Et le pouvoir interne ?
C’est une question très importante… Ce n’est pas qu’une question d’organisation, de la manière dont on fait en sorte d’éviter les dérives. Elle va au-delà, et rejoint le problème qui se pose avec toute son acuité dans les périodes révolutionnaires : celui de l’exemplarité. Quelle est sa place exacte ? On ne peut évidemment pas prétendre changer le monde sans construire des changements dans les comportements, y compris dans les siens… Mais, d’un autre côté, on ne peut pas prétendre que la question de la transformation du monde se réduit à la question des transformations individuelles… Il y a là une dialectique très complexe.
Du coup, à quoi ressemblera le prochain FSM ?
La première journée sera exclusivement dédiée à la question amazonienne : Belem est aux portes de l’Amazonie. C’est un moyen de s’assurer que cette question ne sera pas diluée dans l’ensemble du programme. Ensuite, à la fin de chaque journée, un temps sera dédié à la construction d’alliances, d’actions, de campagnes. Le but, c’est de parvenir à pousser les résistances, sans pour autant transformer le FSM en lieu où s’élabore un programme à partir de ces résistances. On peut par contre imaginer stimuler des formes de coopérations renforcées : tous ceux qui veulent proposer des actions pourront le faire, et être rejoints par d’autres. L’espace est ouvert, mais il n’est pas neutre. D’ailleurs, la Charte des Principes du FSM n’interdit pas de soutenir des actions, de les promouvoir. Elle précise simplement que le FSM ne peut pas s’engager en tant que tel.

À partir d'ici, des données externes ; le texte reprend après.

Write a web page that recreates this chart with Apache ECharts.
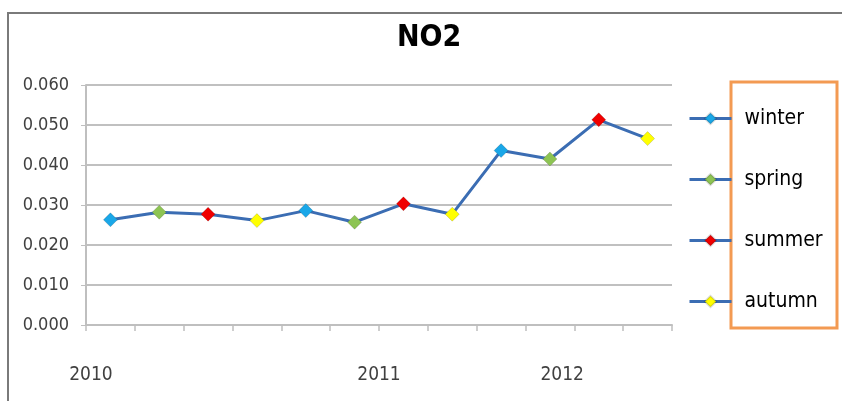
<!DOCTYPE html>
<html>
<head>
  <meta charset="utf-8">
  <title>NO2</title>
  <script src="https://cdn.jsdelivr.net/npm/echarts@6/dist/echarts.min.js"></script>
</head>
<body style="margin:0">
  <div id="main" style="width:842px;height:401px;"></div>
  <script type="text/javascript">
    // data
    var seasons = ['winter', 'spring', 'summer', 'autumn'];
    var seasonColors = ['#1aa7e8', '#8dc453', '#f00000', '#ffff00'];
    var categories = ['2010 winter', '2010 spring', '2010 summer', '2010 autumn',
                      '2011 winter', '2011 spring', '2011 summer', '2011 autumn',
                      '2012 winter', '2012 spring', '2012 summer', '2012 autumn'];
    var no2 = [0.0263, 0.0282, 0.0277, 0.0261, 0.0286, 0.0257, 0.0303, 0.0277, 0.0436, 0.0415, 0.0513, 0.0466];
    var yearLabels = ['2010', '2011', '2012'];
    var yearPos = [0.1, 6.0, 9.75];

    var font = '"DejaVu Sans Condensed", "Liberation Sans Narrow", sans-serif';
    var lineBlue = '#3b6db3';

    var myChart = echarts.init(document.getElementById('main'));

    // one line through all points, then one series per season for the coloured diamonds
    var series = [{
      name: 'NO2',
      type: 'line',
      data: no2,
      symbol: 'none',
      silent: true,
      z: 2,
      lineStyle: { color: lineBlue, width: 3 }
    }];
    seasons.forEach(function (s, k) {
      series.push({
        name: s,
        type: 'line',
        data: no2.map(function (v, i) { return i % 4 === k ? v : null; }),
        symbol: 'diamond',
        symbolSize: 14,
        showAllSymbol: true,
        z: 3,
        lineStyle: { color: lineBlue, width: 3 },
        itemStyle: { color: seasonColors[k], borderColor: 'rgba(0,0,0,0.15)', borderWidth: 1 }
      });
    });

    var option = {
      animation: false,
      title: {
        text: 'NO2',
        left: 392,
        top: 18,
        textStyle: { fontFamily: font, fontSize: 30, fontWeight: 'bold', color: '#000' }
      },
      legend: {
        data: seasons,
        orient: 'vertical',
        left: 683,
        top: 103,
        itemWidth: 42,
        itemHeight: 14,
        itemGap: 40,
        lineStyle: { width: 3 },
        textStyle: { fontFamily: font, fontSize: 21, color: '#000', padding: [0, 0, 0, 8] }
      },
      grid: { left: 86, right: 170, top: 85, bottom: 76 },
      xAxis: [{
        type: 'category',
        data: categories,
        boundaryGap: true,
        axisLine: { lineStyle: { color: '#bfbfbf', width: 2 } },
        axisTick: { show: true, interval: 0, length: 6, lineStyle: { color: '#bfbfbf', width: 1.5 } },
        axisLabel: { show: false, interval: 0 }
      }, {
        type: 'value',
        min: 0,
        max: 12,
        position: 'bottom',
        axisLine: { show: false },
        axisTick: { show: false },
        splitLine: { show: false },
        axisLabel: {
          customValues: yearPos,
          margin: 41,
          fontFamily: font,
          fontSize: 19,
          color: '#404040',
          formatter: function (v) {
            var i = yearPos.indexOf(v);
            return i < 0 ? '' : yearLabels[i];
          }
        }
      }],
      yAxis: {
        type: 'value',
        min: 0,
        max: 0.06,
        interval: 0.01,
        axisLine: { show: true, lineStyle: { color: '#bfbfbf', width: 2 } },
        axisTick: { show: true, length: 5, lineStyle: { color: '#bfbfbf' } },
        splitLine: { lineStyle: { color: '#c0c0c0', width: 2 } },
        axisLabel: {
          margin: 17,
          fontFamily: font,
          fontSize: 18,
          color: '#404040',
          formatter: function (v) { return v.toFixed(3); }
        }
      },
      graphic: [{
        type: 'rect',
        shape: { x: 8, y: 13, width: 900, height: 500 },
        style: { fill: 'none', stroke: '#7a7a7a', lineWidth: 2 },
        silent: true
      }, {
        type: 'rect',
        shape: { x: 731, y: 82, width: 106, height: 246 },
        style: { fill: 'none', stroke: '#f39a52', lineWidth: 3 },
        silent: true
      }],
      series: series
    };

    myChart.setOption(option);
  </script>
</body>
</html>
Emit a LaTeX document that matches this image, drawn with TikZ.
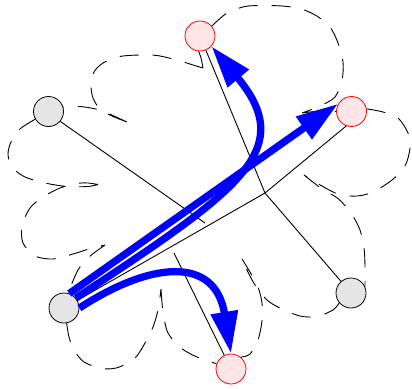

Ce principe n’a pas empêché de vastes mobilisations : les manifestations mondiales du 15 février 2003 contre la guerre en Irak n’ont été organisées par les forums sociaux mais à partir des forums sociaux. Le dernier jour du FSM devra permettre de discuter de telles initiatives, les participants pouvant proposer des assemblées, générales ou ciblées.
Propos recueillis par Nicolas Haeringer
Gus Massiah est membre d’AlterInter et président du CRID.